The Impossibility of Religious Pluralism

In the 20th century, there was a great religious leader who also became a great political leader. After some time in exile, he returned to lead his people and led them as they threw off their oppressors and the forces that threatened their cultural integrity. When he died, the whole nation was frantic with grief. The leader's name? It could be Mahatma Gandhi, the spiritual founder of modern India. But, Ayatollah Khomeini, the spiritual father of the current Iranian theocracy, also fits the profile. He remains in very high esteem, not only in Iran, but throughout the Muslim world.

Can we say that both these men had equally valid and appealing grasps on the nature of the divine and what it means to be human? Or that either's guess was as good as the other's when it came to pointing to the ineffable, the sacred or the holy? Will we not inevitably credit one more than the other? On what basis? Their respective effects on American foreign policy? The degree to which their words and actions comport with certain intellectual currents in the West? Our individual tastes?

The Mahatma or the Ayatollah. If we prefer one over the other, it will be based on something. Nobody actually in practice accords all religions and all religious teaching equal respect. Everyone uses some standard by which to measure their merits – our cultural/political/class/national prejudices and convictions etc. There is a presumed superiority in whatever standard is used and however conscious or unconscious its application. Something will be trump. It is no more presumptuous for Christians to say that we measure Gandhi and Khomeini against the example of Jesus Christ because he is the definitive revelation of the divine-human drama than to use something else as trump.

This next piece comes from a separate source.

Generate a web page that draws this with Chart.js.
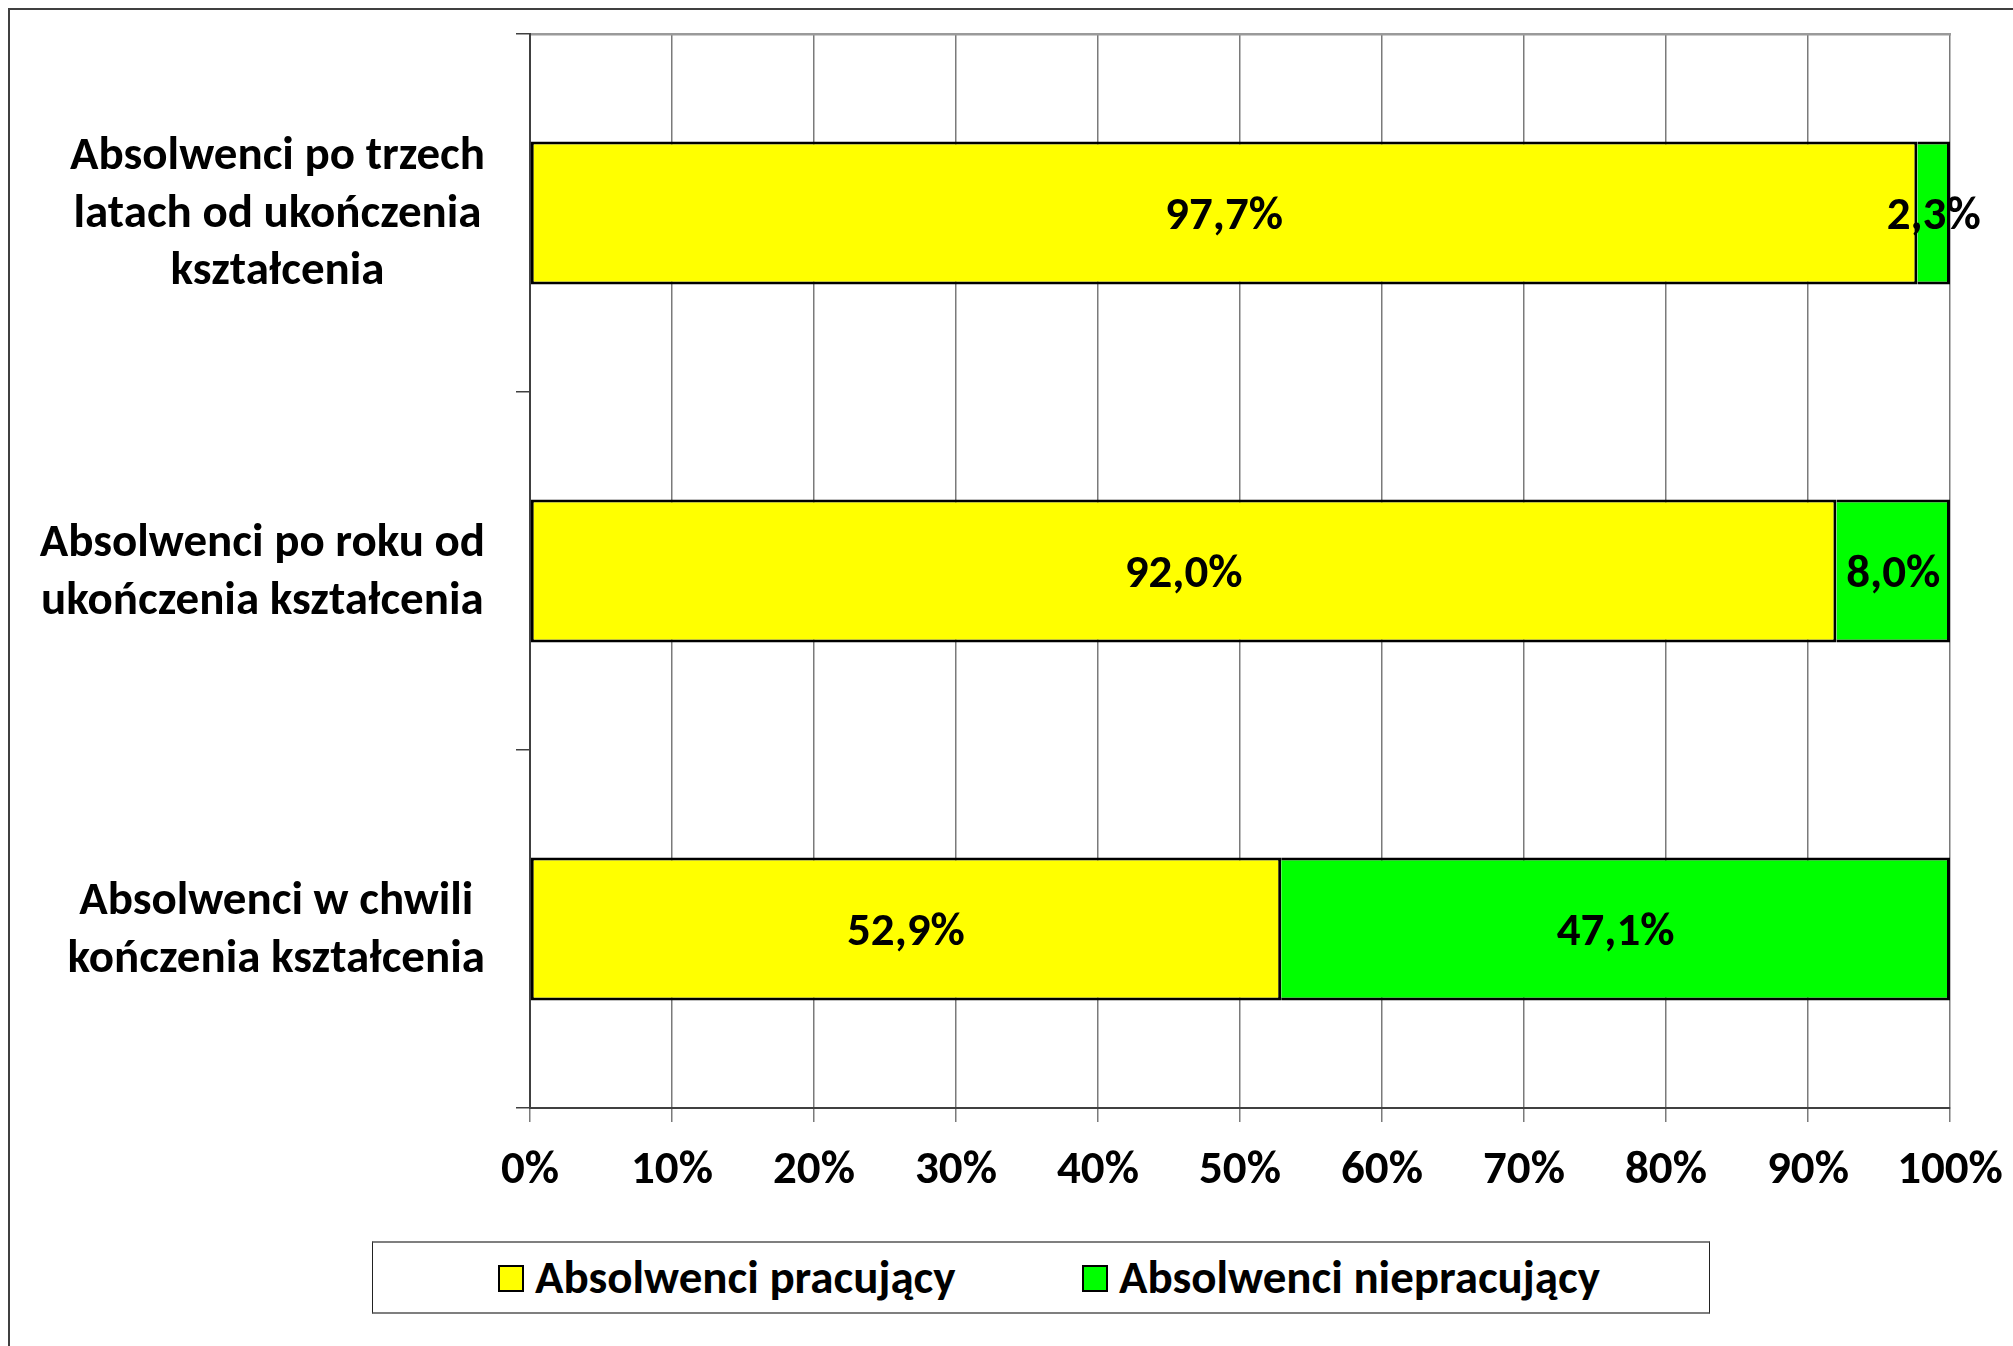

The earliest Christian creed was "Jesus is Lord," i.e., Jesus is trump. It had to be declared. It had to be lived. It had to be, if it came to it, died for. Because it was true. If Jesus was just one among many spirit persons, even though a particular favorite, he could not – cannot – be Lord. And there would be little point in paying him any more attention than Spartacus or Socrates. Nor would there be any conflict between worshipping Jesus and worshipping Caesar. To claim Jesus as Lord means that everything else – personal preferences, familial traditions, political ideologies, national loyalties, other religious teachings – everything is measured in light of what we know of God and life in light of the life, teaching, death, and resurrection of Jesus.

This does not mean that there is no truth or wisdom to be learned elsewhere. One can hold emphatically that Jesus is uniquely Lord and still believe that the Holy Spirit sings in and through the hearts and scriptures of those who do not know him as Lord. Listening carefully and respectfully to their wisdom can be edifying. But, we lose something essential when we abandon the scandal of particularity that is the declaration that Jesus is Lord. With reverence. With gentleness. With humility. With forbearance. But, it must be declared.

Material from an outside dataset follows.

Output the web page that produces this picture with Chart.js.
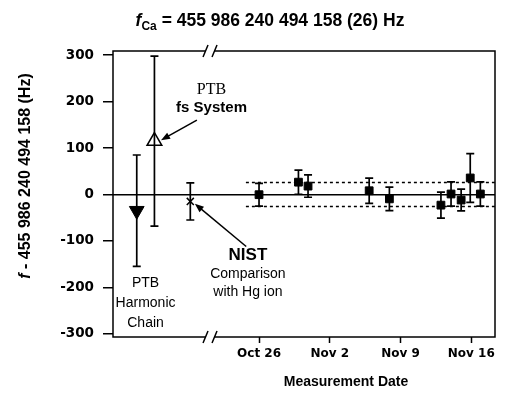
<!DOCTYPE html>
<html>
<head>
<meta charset="utf-8">
<script src="https://cdn.jsdelivr.net/npm/chart.js@4/dist/chart.umd.min.js"></script>
<style>
  html, body { margin: 0; padding: 0; background: #fff; }
</style>
</head>
<body>
<canvas id="myChart" width="505" height="394"></canvas>
<script>
// x ticks: days since Oct 26
const tickDays = [0, 7, 14, 21];
const tickLabels = ["Oct 26", "Nov 2", "Nov 9", "Nov 16"];
const yTicks = [-300, -200, -100, 0, 100, 200, 300];

// NIST comb measurements (Hz offset)
const measDays = [0, 3.9, 4.85, 10.9, 12.9, 18, 19, 20, 20.9, 21.9];
const measVals = [-0.5, 26.5, 18, 8, -9.5, -23, 1, -12, 35.5, 1];
const measErrs = [24.5, 26, 24, 27, 25.5, 28, 26, 23.5, 52.5, 26];

// earlier results, placed left of the axis break
const refNames = ["PTB Harmonic Chain", "PTB fs System", "NIST Hg ion"];
const refPos = [-12.1, -10.35, -6.8];
const refVals = [-35, 115, -15];
const refErrs = [120, 183, 40];

const caUnc = 26;
const bandStart = -1.3;
const xMin = -14.45, xMax = 23.35;
const yMin = -307, yMax = 309;
const breakDay = -4.85;

const SANS = "'Liberation Sans', Arial, sans-serif";

function arrow(ctx, x1, y1, x2, y2) {
  const a = Math.atan2(y2 - y1, x2 - x1);
  const len = 9, w = 3.5;
  ctx.beginPath();
  ctx.moveTo(x1, y1);
  ctx.lineTo(x2 - Math.cos(a) * len * 0.8, y2 - Math.sin(a) * len * 0.8);
  ctx.stroke();
  ctx.beginPath();
  ctx.moveTo(x2, y2);
  ctx.lineTo(x2 - Math.cos(a) * len - Math.sin(a) * w, y2 - Math.sin(a) * len + Math.cos(a) * w);
  ctx.lineTo(x2 - Math.cos(a) * len + Math.sin(a) * w, y2 - Math.sin(a) * len - Math.cos(a) * w);
  ctx.closePath();
  ctx.fill();
}

const decor = {
  id: "decor",
  beforeDatasetsDraw(chart) {
    const ctx = chart.ctx, xs = chart.scales.x, ys = chart.scales.y;
    ctx.save();
    ctx.strokeStyle = "#000";
    ctx.lineWidth = 1.7;
    const bar = (d, v, e) => {
      const px = xs.getPixelForValue(d);
      const t = ys.getPixelForValue(v + e), b = ys.getPixelForValue(v - e);
      ctx.beginPath();
      ctx.moveTo(px, t); ctx.lineTo(px, b);
      ctx.moveTo(px - 4, t); ctx.lineTo(px + 4, t);
      ctx.moveTo(px - 4, b); ctx.lineTo(px + 4, b);
      ctx.stroke();
    };
    measDays.forEach((d, i) => bar(d, measVals[i], measErrs[i]));
    refPos.forEach((d, i) => bar(d, refVals[i], refErrs[i]));
    ctx.restore();
  },
  afterDraw(chart) {
    const ctx = chart.ctx, xs = chart.scales.x, ys = chart.scales.y;
    const a = chart.chartArea;
    const X = v => xs.getPixelForValue(v), Y = v => ys.getPixelForValue(v);
    ctx.save();
    ctx.strokeStyle = "#000";
    ctx.fillStyle = "#000";
    ctx.lineWidth = 1.5;
    ctx.strokeRect(a.left, a.top, a.right - a.left, a.bottom - a.top);

    // axis breaks
    const bx = X(breakDay);
    [a.top, a.bottom].forEach(yy => {
      ctx.fillStyle = "#fff";
      ctx.fillRect(bx - 4, yy - 2, 8, 4);
      ctx.fillStyle = "#000";
      ctx.beginPath();
      [-4.5, 4.5].forEach(o => {
        ctx.moveTo(bx + o - 2.5, yy + 6);
        ctx.lineTo(bx + o + 2.5, yy - 6);
      });
      ctx.stroke();
    });

    // arrows
    arrow(ctx, X(-6.15), Y(160), X(-9.7), Y(117));
    arrow(ctx, X(-1.27), Y(-112), X(-6.35), Y(-20));

    // annotation text
    ctx.textAlign = "center";
    ctx.textBaseline = "middle";
    ctx.font = "16px 'Liberation Serif', 'Times New Roman', serif";
    ctx.fillText("PTB", X(-4.7), Y(225));
    ctx.font = "bold 15px " + SANS;
    ctx.fillText("fs System", X(-4.7), Y(186));
    ctx.font = "bold 17px " + SANS;
    ctx.fillText("NIST", X(-1.1), Y(-130));
    ctx.font = "14px " + SANS;
    ctx.fillText("Comparison", X(-1.1), Y(-171));
    ctx.fillText("with Hg ion", X(-1.1), Y(-210));
    ctx.fillText("PTB", X(-11.23), Y(-191));
    ctx.fillText("Harmonic", X(-11.23), Y(-234));
    ctx.fillText("Chain", X(-11.23), Y(-277));

    // x axis title
    ctx.font = "bold 14px " + SANS;
    ctx.fillText("Measurement Date", 346, 382);

    // main title with subscript
    ctx.textAlign = "left";
    ctx.textBaseline = "alphabetic";
    const parts = [
      ["italic bold 17.5px " + SANS, "f", 0],
      ["bold 12px " + SANS, "Ca", 4],
      ["bold 17.5px " + SANS, " = 455 986 240 494 158 (26) Hz", 0]
    ];
    let w = 0;
    parts.forEach(p => { ctx.font = p[0]; w += ctx.measureText(p[1]).width; });
    let x = 270 - w / 2;
    parts.forEach(p => {
      ctx.font = p[0];
      ctx.fillText(p[1], x, 26 + p[2]);
      x += ctx.measureText(p[1]).width;
    });

    // y axis title, rotated
    ctx.translate(30, 176);
    ctx.rotate(-Math.PI / 2);
    const yparts = [
      ["italic bold 16px " + SANS, "f"],
      ["bold 16px " + SANS, " - 455 986 240 494 158 (Hz)"]
    ];
    w = 0;
    yparts.forEach(p => { ctx.font = p[0]; w += ctx.measureText(p[1]).width; });
    x = -w / 2;
    yparts.forEach(p => {
      ctx.font = p[0];
      ctx.fillText(p[1], x, 0);
      x += ctx.measureText(p[1]).width;
    });
    ctx.restore();
  }
};

const tickFont = { family: "'DejaVu Sans', sans-serif", weight: "bold", size: 13.5 };

new Chart(document.getElementById("myChart"), {
  type: "scatter",
  data: {
    datasets: [
      {
        label: "Measurements",
        data: measDays.map((d, i) => ({ x: d, y: measVals[i] })),
        pointStyle: "rect",
        pointRadius: 5.5,
        pointBackgroundColor: "#000",
        pointBorderColor: "#000",
        pointBorderWidth: 1
      },
      {
        label: refNames[0],
        data: [{ x: refPos[0], y: refVals[0] }],
        pointStyle: "triangle",
        pointRotation: 180,
        pointRadius: 8.5,
        pointBackgroundColor: "#000",
        pointBorderColor: "#000",
        pointBorderWidth: 1
      },
      {
        label: refNames[1],
        data: [{ x: refPos[1], y: refVals[1] }],
        pointStyle: "triangle",
        pointRadius: 8.5,
        pointBackgroundColor: "rgba(0,0,0,0)",
        pointBorderColor: "#000",
        pointBorderWidth: 1.5
      },
      {
        label: refNames[2],
        data: [{ x: refPos[2], y: refVals[2] }],
        pointStyle: "crossRot",
        pointRadius: 5,
        pointBorderColor: "#000",
        pointBorderWidth: 1.5
      },
      {
        label: "+unc",
        data: [{ x: bandStart, y: caUnc }, { x: xMax, y: caUnc }],
        showLine: true,
        borderColor: "#000",
        borderWidth: 1.5,
        borderDash: [3, 3],
        pointRadius: 0
      },
      {
        label: "-unc",
        data: [{ x: bandStart, y: -caUnc }, { x: xMax, y: -caUnc }],
        showLine: true,
        borderColor: "#000",
        borderWidth: 1.5,
        borderDash: [3, 3],
        pointRadius: 0
      }
    ]
  },
  options: {
    responsive: false,
    animation: false,
    devicePixelRatio: 1,
    layout: { padding: { top: 51, right: 5, left: 0, bottom: 0 } },
    plugins: { legend: { display: false }, tooltip: { enabled: false }, title: { display: false } },
    scales: {
      x: {
        type: "linear",
        min: xMin,
        max: xMax,
        afterBuildTicks: s => { s.ticks = tickDays.map(v => ({ value: v })); },
        afterFit: s => { s.height = 57; },
        ticks: {
          callback: (v, i) => tickLabels[i],
          font: { family: "'DejaVu Sans', sans-serif", weight: "bold", size: 12 },
          color: "#000",
          padding: 4,
          maxRotation: 0,
          autoSkip: false
        },
        grid: { drawOnChartArea: false, tickLength: 6, tickColor: "#000", tickWidth: 1.5 },
        border: { display: false }
      },
      y: {
        min: yMin,
        max: yMax,
        afterBuildTicks: s => { s.ticks = yTicks.map(v => ({ value: v })); },
        afterFit: s => { s.width = 113; },
        ticks: { font: tickFont, color: "#000", padding: 9, callback: v => String(v) },
        grid: {
          color: c => (c.tick && c.tick.value === 0 ? "#000" : "rgba(0,0,0,0)"),
          lineWidth: 1.5,
          tickColor: "#000",
          tickWidth: 1.5,
          tickLength: 10
        },
        border: { display: false }
      }
    }
  },
  plugins: [decor]
});
</script>
</body>
</html>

I am concerned that in our reaction to simplistic, heavy-handed fundamentalism, we not slip into a simplistic pluralism that has more to do with the intellectual agnosticism of modernity than with Christian witness to the mystery of God. As Stephen Prothero has written in a fine article, such pluralism is not only disingenuous and misleading, it is also dangerous.

4 comments:

Tony Hunt said...

Fantastic

Matt Gunter said...

Thanks, Tony.

Steve Hayes said...

You speak of the "impossibility" of religious pluralism, but how is it possible to escape it, except possibly in Albania under Enver Hoxha, where there was no religious pluralism because there was no religion at all?

Or is the Anglican spirit of the "Act of Uniformity" still alive in Chicago? And how will you escape the provision of the US Constitution that prohibits laws that prevent the free exercise of religion?

Matt Gunter said...

Steve,

Thanks for dropping and by and for the comment.

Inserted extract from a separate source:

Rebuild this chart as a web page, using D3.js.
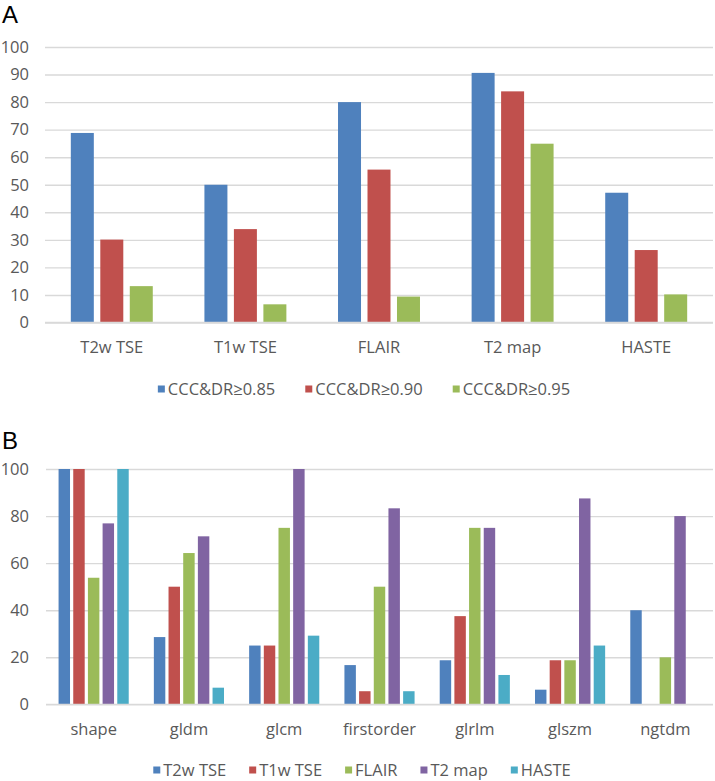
<!DOCTYPE html>
<html>
<head>
<meta charset="utf-8">
<script src="https://cdn.jsdelivr.net/npm/d3@7"></script>
<style>
  html, body { margin: 0; padding: 0; background: #fff; }
  svg { display: block; }
  text { font-family: "Open Sans", "Noto Sans", sans-serif; }
</style>
</head>
<body>
<svg id="chart" width="715" height="781"></svg>
<script>
// ---------- Data: panel A ----------
const catsA = ["T2w TSE", "T1w TSE", "FLAIR", "T2 map", "HASTE"];
const seriesA = ["CCC&DR≥0.85", "CCC&DR≥0.90", "CCC&DR≥0.95"];
const valsA085 = [68.8, 50.0, 80.0, 90.6, 47.1];
const valsA090 = [30.1, 33.9, 55.5, 83.9, 26.3];
const valsA095 = [13.2, 6.6, 9.4, 64.9, 10.2];
const ticksA = [0, 10, 20, 30, 40, 50, 60, 70, 80, 90, 100];
const colorsA = ["#4F81BD", "#C0504D", "#9BBB59"];

// ---------- Data: panel B ----------
const catsB = ["shape", "gldm", "glcm", "firstorder", "glrlm", "glszm", "ngtdm"];
const seriesB = ["T2w TSE", "T1w TSE", "FLAIR", "T2 map", "HASTE"];
const valsBT2w  = [100, 28.6, 25.0, 16.7, 18.75, 6.25, 40];
const valsBT1w  = [100, 50.0, 25.0, 5.6, 37.5, 18.75, 0];
const valsBFLAIR= [53.8, 64.3, 75.0, 50.0, 75.0, 18.75, 20];
const valsBT2map= [76.9, 71.4, 100, 83.3, 75.0, 87.5, 80];
const valsBHASTE= [100, 7.1, 29.2, 5.6, 12.5, 25.0, 0];
const ticksB = [0, 20, 40, 60, 80, 100];
const colorsB = ["#4F81BD", "#C0504D", "#9BBB59", "#8064A2", "#4BACC6"];

const svg = d3.select("#chart");
const textColor = "#595959";
const gridColor = "#D9D9D9";

function drawPanel(opt) {
  const g = svg.append("g");
  const x0 = d3.scaleBand().domain(opt.cats).range([opt.x0, opt.x1]).padding(0);
  const bw = x0.bandwidth();
  const x1 = d3.scaleBand().domain(opt.series)
    .range([bw * opt.outer, bw * (1 - opt.outer)])
    .paddingInner(0.22).paddingOuter(0.11);
  const y = d3.scaleLinear().domain([0, 100]).range([opt.yBottom, opt.yTop]);

  // gridlines
  const yAxis = d3.axisLeft(y).tickValues(opt.ticks).tickSize(-(opt.x1 - opt.x0)).tickPadding(16);
  const ga = g.append("g").attr("transform", `translate(${opt.x0},0)`).call(yAxis);
  ga.select(".domain").remove();
  ga.selectAll(".tick line").attr("stroke", gridColor).attr("stroke-width", 1.4);
  ga.selectAll(".tick text")
    .attr("x", opt.labelRight - opt.x0)
    .attr("text-anchor", "end")
    .attr("fill", textColor)
    .style("font-size", "16.5px")
    .style("font-family", '"Open Sans", "Noto Sans", sans-serif');

  // bars
  const data = opt.cats.map((c, i) => ({ cat: c, vals: opt.series.map((s, j) => ({ s, v: opt.values[j][i], j })) }));
  const groups = g.append("g").selectAll("g").data(data).join("g")
    .attr("transform", d => `translate(${x0(d.cat)},0)`);
  groups.selectAll("rect").data(d => d.vals).join("rect")
    .attr("x", d => x1(d.s))
    .attr("width", x1.bandwidth())
    .attr("y", d => y(d.v))
    .attr("height", d => y(0) - y(d.v))
    .attr("fill", d => opt.colors[d.j]);

  // baseline
  g.append("line").attr("x1", opt.x0).attr("x2", opt.x1)
    .attr("y1", y(0)).attr("y2", y(0))
    .attr("stroke", gridColor).attr("stroke-width", 1.4);

  // x axis labels
  const xAxis = d3.axisBottom(x0).tickSize(0).tickPadding(0);
  const gx = g.append("g").attr("transform", `translate(0,${opt.xLabelY})`).call(xAxis);
  gx.select(".domain").remove();
  gx.selectAll(".tick text")
    .attr("y", 0).attr("dy", "0.35em")
    .attr("fill", textColor)
    .style("font-size", "16.5px")
    .style("font-family", '"Open Sans", "Noto Sans", sans-serif');

  // legend
  const leg = g.append("g");
  const items = leg.selectAll("g").data(opt.series).join("g");
  items.append("rect").attr("width", 7).attr("height", 7).attr("y", -3.5)
    .attr("fill", (d, i) => opt.colors[i]);
  items.append("text").attr("x", 10).attr("dy", "0.35em")
    .attr("fill", textColor).style("font-size", "16.5px").text(d => d);
  let cx = 0;
  items.each(function () {
    const w = this.getBBox().width;
    d3.select(this).attr("transform", `translate(${cx},0)`);
    cx += w + opt.legendGap;
  });
  const total = cx - opt.legendGap;
  leg.attr("transform", `translate(${opt.legendCenter - total / 2},${opt.legendY})`);

  // panel letter
  svg.append("text").attr("x", 2).attr("y", opt.letterY)
    .style("font-family", '"Liberation Sans", Arial, sans-serif')
    .style("font-size", "24px").attr("fill", "#000").text(opt.letter);
}

drawPanel({
  letter: "A", letterY: 23,
  cats: catsA, series: seriesA, values: [valsA085, valsA090, valsA095], colors: colorsA,
  ticks: ticksA, x0: 45, x1: 713, yTop: 47, yBottom: 322.5, labelRight: 29,
  outer: 0.169, xLabelY: 347, legendY: 389, legendCenter: 364, legendGap: 30
});

drawPanel({
  letter: "B", letterY: 449,
  cats: catsB, series: seriesB,
  values: [valsBT2w, valsBT1w, valsBFLAIR, valsBT2map, valsBHASTE], colors: colorsB,
  ticks: ticksB, x0: 46, x1: 713, yTop: 469, yBottom: 704.4, labelRight: 29,
  outer: 0.115, xLabelY: 729, legendY: 770, legendCenter: 362, legendGap: 23
});
</script>
</body>
</html>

I would make a distinction between religious plurality which, as you point out, is a inescapable and religious pluralism, which is an ideology that I maintain is ultimately untenable.

I recognize and respect the reality of various religious traditions – along with various political and other ideologies. I have no interest in Acts of Conformity or Albanian-style uniformity. The penultimate paragraph of the post was meant to address any concern that I meant to imply that there is no truth outside the Christian tradition or that other traditions should not be respected. For example, I have done a fair bit of reading in Buddhism and the Tao to my edification. Perhaps I should have been clearer there. I accept the reality of a diversity of religious and ideological positions (religious plurality) in modern society as a given. But, that is not what the post was meant to address.

Accepting plurality in that sense is not the same thing as religious pluralism as an ideology which is what I was trying to get at. Plural–ism is a religious/ideological position that holds that all religious traditions are more or less equally right and equally wrong. It is that "ism" that I reject. Not only because, as a Christian I believe it is wrong, but because it no one engages all religious teachings and practices as though they were truly equal. Everyone assesses some better than others. I’m suggesting that it is no more presumptuous for Christians to say we measure all things against Christ than for others to measure things against whatever conscious or unconscious criteria they use. For example, I find Gandhi a more sympathetic figure than Khomeini because I think his behavior and, to some extent, his teaching were more Christ-like.

I hope that clarifies things. If not I’d be glad to give it another shot.